Hunters, pour chasser
Sorti il y a trois semaines, ce jeu de recrutement par cooptation appelle les employés à devenir des chasseurs de tête. Plongés dans l’univers du Far West, les collaborateurs attrapent les candidats au lasso et les mettent dans un enclos. «En peu de temps, il a connu un gros succès, notamment dans le conseil chez les Big four. Avec la cooptation en entreprise, les salariés touchent un bonus qui leur permet d’étoffer leur carnet d’adresses.»
Avis d’expert
«La gamification permet l'adhésion»
Nathan Scheire, leader créatif au pôle innovation de La Poste
Pourquoi un tel engouement pour la gamification?
On voit des entreprises de toutes tailles qui font l’expérience de nouveaux maux comme le burn-out, le bore-out, le brown-out… Les profils générations Z considèrent désormais le travail comme alimentaire, ils se démotivent facilement et sont dans une mobilité permanente. En parallèle, de nouvelles façons de manager émergent, les jeux en font partie. Les nouvelles générations jouent de plus en plus, ont une vraie appétence pour la gamification. Or elle permet de faire davantage adhérer à l’entreprise, ses valeurs, sa culture. En matière de gamification, on se focalise souvent sur les règles du jeu mais l’élément primordial c’est le storytelling.

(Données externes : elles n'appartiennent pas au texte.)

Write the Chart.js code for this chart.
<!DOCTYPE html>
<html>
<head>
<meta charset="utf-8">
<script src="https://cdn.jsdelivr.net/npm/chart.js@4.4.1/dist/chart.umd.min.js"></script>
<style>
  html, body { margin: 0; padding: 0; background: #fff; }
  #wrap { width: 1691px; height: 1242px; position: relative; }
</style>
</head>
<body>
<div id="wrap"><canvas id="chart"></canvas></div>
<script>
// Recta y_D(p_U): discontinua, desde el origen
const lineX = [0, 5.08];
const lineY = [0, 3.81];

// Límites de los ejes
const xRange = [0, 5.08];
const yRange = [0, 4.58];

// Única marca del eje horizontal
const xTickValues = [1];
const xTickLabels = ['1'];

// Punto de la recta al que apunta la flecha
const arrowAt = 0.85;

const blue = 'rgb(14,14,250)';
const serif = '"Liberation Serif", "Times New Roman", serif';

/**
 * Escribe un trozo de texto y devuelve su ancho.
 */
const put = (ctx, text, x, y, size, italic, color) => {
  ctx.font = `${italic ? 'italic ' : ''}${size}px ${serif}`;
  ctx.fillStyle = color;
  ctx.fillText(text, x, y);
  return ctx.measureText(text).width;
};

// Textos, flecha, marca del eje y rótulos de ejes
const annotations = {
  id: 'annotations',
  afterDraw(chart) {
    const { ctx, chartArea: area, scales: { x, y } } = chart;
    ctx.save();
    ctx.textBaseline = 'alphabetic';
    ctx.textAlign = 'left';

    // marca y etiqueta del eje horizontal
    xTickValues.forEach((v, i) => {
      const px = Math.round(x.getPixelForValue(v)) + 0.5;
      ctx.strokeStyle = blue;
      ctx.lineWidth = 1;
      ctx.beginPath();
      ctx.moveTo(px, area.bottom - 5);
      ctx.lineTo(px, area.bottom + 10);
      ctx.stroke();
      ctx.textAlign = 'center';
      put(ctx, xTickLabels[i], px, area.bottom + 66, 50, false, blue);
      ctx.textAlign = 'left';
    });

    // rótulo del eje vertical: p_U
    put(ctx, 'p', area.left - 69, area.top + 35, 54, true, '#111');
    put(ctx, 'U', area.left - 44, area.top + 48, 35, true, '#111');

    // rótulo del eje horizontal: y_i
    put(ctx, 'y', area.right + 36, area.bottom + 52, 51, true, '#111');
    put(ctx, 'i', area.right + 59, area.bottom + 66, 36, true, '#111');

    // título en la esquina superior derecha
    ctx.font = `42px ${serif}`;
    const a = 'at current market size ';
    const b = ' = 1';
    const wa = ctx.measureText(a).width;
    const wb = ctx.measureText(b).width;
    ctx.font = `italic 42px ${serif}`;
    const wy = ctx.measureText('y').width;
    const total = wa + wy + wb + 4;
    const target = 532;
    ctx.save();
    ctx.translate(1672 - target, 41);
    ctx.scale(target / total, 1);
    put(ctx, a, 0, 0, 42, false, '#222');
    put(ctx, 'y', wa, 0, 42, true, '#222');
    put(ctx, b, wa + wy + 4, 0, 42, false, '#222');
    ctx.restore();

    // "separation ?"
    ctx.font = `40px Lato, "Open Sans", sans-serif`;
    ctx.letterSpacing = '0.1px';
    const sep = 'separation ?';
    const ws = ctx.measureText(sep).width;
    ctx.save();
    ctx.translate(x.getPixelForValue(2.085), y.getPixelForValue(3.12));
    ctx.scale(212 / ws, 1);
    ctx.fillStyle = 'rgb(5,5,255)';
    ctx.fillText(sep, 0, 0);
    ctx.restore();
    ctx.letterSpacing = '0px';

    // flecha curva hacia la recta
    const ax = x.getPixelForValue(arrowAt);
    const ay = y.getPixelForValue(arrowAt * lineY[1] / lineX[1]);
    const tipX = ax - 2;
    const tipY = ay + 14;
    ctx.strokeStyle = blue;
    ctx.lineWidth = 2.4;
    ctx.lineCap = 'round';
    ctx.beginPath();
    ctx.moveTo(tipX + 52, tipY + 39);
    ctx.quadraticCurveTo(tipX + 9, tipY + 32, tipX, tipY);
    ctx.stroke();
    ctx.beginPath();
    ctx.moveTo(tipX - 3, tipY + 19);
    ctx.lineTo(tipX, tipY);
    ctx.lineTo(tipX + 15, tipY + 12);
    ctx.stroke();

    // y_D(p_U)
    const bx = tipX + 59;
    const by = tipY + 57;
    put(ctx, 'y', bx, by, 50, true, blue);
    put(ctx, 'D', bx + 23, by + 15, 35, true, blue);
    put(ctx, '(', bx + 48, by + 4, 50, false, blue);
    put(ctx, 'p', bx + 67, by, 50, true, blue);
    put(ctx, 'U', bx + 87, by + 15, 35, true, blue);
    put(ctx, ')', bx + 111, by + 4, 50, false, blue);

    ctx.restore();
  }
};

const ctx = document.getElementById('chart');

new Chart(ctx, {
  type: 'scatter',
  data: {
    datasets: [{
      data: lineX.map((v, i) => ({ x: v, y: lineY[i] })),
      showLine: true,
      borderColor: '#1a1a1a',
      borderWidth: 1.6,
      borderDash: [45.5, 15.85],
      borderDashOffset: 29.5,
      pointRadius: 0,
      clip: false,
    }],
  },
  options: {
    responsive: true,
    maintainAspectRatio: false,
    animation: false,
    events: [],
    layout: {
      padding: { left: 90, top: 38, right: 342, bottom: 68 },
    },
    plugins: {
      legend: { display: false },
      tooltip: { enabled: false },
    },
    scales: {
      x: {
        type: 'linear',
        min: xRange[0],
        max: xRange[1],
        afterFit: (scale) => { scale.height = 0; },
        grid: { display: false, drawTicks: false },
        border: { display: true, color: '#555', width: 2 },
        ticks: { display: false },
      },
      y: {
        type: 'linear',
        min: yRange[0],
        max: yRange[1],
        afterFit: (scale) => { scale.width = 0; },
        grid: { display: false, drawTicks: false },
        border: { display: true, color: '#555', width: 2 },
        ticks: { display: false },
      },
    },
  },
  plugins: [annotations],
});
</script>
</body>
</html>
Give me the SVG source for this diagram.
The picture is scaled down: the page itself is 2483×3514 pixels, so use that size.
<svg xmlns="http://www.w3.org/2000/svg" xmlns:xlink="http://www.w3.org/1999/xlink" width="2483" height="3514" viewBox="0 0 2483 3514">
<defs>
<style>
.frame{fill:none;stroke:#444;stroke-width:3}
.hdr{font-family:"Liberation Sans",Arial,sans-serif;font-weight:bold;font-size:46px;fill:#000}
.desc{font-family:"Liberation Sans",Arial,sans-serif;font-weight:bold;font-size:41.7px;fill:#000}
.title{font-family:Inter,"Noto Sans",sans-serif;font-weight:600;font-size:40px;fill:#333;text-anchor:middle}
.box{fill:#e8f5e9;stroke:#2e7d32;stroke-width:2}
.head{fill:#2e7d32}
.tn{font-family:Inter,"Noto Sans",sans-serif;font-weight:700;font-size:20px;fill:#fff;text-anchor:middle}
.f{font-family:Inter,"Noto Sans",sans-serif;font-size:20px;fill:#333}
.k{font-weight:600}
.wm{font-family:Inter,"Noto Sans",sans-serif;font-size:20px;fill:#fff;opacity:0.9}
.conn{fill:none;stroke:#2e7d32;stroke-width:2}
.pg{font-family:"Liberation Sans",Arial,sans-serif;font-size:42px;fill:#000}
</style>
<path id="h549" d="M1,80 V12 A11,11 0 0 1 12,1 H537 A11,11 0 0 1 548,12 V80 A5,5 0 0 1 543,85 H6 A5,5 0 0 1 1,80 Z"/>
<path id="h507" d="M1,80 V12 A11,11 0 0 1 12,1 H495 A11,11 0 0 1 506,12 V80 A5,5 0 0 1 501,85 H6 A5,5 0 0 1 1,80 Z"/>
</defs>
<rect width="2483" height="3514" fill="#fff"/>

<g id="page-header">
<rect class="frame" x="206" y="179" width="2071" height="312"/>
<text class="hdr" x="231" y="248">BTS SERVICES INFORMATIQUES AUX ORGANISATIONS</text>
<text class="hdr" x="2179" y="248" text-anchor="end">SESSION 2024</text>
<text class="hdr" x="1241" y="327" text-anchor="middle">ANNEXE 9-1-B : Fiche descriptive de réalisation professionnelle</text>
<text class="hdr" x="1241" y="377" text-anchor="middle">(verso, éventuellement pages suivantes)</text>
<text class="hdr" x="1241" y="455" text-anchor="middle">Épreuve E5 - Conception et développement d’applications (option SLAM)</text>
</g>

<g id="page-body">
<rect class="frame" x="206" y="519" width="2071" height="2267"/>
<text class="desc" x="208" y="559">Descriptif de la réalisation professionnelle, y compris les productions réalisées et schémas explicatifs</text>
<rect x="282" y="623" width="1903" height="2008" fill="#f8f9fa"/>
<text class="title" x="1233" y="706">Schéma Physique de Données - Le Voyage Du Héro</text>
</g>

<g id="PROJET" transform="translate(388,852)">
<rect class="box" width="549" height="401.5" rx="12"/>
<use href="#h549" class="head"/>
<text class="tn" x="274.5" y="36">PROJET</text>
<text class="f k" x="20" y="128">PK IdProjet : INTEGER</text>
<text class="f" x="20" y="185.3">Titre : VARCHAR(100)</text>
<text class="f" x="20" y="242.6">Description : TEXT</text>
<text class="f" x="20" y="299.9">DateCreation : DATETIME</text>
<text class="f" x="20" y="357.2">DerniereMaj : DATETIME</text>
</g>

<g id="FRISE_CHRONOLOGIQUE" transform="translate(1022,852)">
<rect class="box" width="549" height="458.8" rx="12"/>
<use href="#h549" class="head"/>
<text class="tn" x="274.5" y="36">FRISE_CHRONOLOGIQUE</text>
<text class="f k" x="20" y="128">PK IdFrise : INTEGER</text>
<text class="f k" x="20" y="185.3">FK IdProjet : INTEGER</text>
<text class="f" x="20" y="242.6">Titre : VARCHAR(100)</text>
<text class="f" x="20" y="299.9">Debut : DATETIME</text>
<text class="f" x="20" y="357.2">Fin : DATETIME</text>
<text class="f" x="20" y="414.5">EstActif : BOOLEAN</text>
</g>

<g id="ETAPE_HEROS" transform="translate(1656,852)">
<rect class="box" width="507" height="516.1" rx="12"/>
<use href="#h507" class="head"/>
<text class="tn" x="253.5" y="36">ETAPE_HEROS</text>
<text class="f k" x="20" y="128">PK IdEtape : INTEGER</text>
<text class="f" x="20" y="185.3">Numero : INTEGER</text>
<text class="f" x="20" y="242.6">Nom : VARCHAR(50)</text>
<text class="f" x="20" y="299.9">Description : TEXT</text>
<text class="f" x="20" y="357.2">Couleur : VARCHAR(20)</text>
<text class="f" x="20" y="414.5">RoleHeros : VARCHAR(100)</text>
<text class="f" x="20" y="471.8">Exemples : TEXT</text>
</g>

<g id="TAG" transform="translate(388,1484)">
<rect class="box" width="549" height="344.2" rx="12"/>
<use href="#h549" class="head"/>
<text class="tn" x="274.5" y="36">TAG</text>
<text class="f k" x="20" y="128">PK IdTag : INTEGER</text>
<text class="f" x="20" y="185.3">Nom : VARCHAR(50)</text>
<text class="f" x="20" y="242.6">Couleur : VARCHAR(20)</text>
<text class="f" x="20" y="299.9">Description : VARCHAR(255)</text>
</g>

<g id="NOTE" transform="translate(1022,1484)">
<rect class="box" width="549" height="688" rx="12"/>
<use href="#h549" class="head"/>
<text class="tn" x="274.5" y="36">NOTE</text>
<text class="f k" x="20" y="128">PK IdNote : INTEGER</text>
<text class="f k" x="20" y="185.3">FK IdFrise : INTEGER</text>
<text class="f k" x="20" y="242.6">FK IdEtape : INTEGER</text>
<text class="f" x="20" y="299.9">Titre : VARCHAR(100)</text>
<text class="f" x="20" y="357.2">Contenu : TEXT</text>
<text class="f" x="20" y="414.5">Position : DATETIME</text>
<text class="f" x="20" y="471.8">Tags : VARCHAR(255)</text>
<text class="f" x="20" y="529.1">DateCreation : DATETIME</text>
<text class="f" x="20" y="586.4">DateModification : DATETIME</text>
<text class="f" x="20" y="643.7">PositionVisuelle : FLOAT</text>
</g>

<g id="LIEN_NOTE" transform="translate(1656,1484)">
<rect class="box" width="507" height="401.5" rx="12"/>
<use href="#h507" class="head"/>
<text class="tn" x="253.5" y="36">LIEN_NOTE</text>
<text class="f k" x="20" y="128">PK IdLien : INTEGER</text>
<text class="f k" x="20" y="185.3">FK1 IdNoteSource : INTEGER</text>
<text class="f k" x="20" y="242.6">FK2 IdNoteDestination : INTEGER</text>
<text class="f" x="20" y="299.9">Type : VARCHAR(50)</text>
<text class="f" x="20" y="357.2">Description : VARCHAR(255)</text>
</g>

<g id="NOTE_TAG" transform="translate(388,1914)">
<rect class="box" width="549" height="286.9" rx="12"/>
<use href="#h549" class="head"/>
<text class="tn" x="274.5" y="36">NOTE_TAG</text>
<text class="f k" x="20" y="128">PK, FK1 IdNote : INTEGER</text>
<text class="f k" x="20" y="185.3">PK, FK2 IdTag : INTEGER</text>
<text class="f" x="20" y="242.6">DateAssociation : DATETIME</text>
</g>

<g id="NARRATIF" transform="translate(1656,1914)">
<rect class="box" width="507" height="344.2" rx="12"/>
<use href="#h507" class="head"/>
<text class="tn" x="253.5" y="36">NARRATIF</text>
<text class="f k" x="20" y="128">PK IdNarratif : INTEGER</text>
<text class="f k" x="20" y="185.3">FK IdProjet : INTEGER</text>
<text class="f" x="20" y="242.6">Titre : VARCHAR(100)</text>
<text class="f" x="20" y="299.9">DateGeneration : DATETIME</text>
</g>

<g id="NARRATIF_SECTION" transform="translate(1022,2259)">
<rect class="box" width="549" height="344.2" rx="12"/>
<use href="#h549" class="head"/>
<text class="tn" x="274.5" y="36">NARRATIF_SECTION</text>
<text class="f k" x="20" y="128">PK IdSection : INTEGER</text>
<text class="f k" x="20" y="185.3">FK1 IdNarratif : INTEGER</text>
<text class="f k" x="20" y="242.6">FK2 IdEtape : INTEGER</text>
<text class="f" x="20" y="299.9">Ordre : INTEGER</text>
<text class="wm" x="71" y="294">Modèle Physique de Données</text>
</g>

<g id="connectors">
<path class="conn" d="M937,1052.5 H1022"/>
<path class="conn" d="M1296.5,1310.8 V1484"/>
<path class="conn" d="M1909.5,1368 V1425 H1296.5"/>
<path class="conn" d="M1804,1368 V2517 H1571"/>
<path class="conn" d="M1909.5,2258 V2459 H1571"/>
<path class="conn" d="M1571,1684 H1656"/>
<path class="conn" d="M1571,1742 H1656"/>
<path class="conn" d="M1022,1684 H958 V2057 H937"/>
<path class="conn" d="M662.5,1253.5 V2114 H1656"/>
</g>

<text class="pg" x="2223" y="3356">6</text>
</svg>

Pour ma part, j’intègre les mécanismes de gamification dans tous les dossiers que l’on apporte sur mon bureau, aussi bien pour les applications que pour les réunions de travail.
Qu’est-ce qu’un bon jeu selon vous?
C’est celui où la cible atteint rapidement l’état ludique, c’est-à-dire le moment où la personne arrive à prendre du recul sur le réel pour entrer dans un univers onirique. C’est le moment où vous avez le premier rire, où les collaborateurs oublient leur statut pour se concentrer sur leur objectif avec entrain. Selon le profil ou la personnalité du joueur, le jeu idéal ne sera pas le même. La dimension psychologique et sociologique des salariés doit être prise en compte. Le mécanisme de gamification consiste justement à faire effectuer des actions à des individus sans que cela soit pris comme une contrainte mais plutôt comme un plaisir.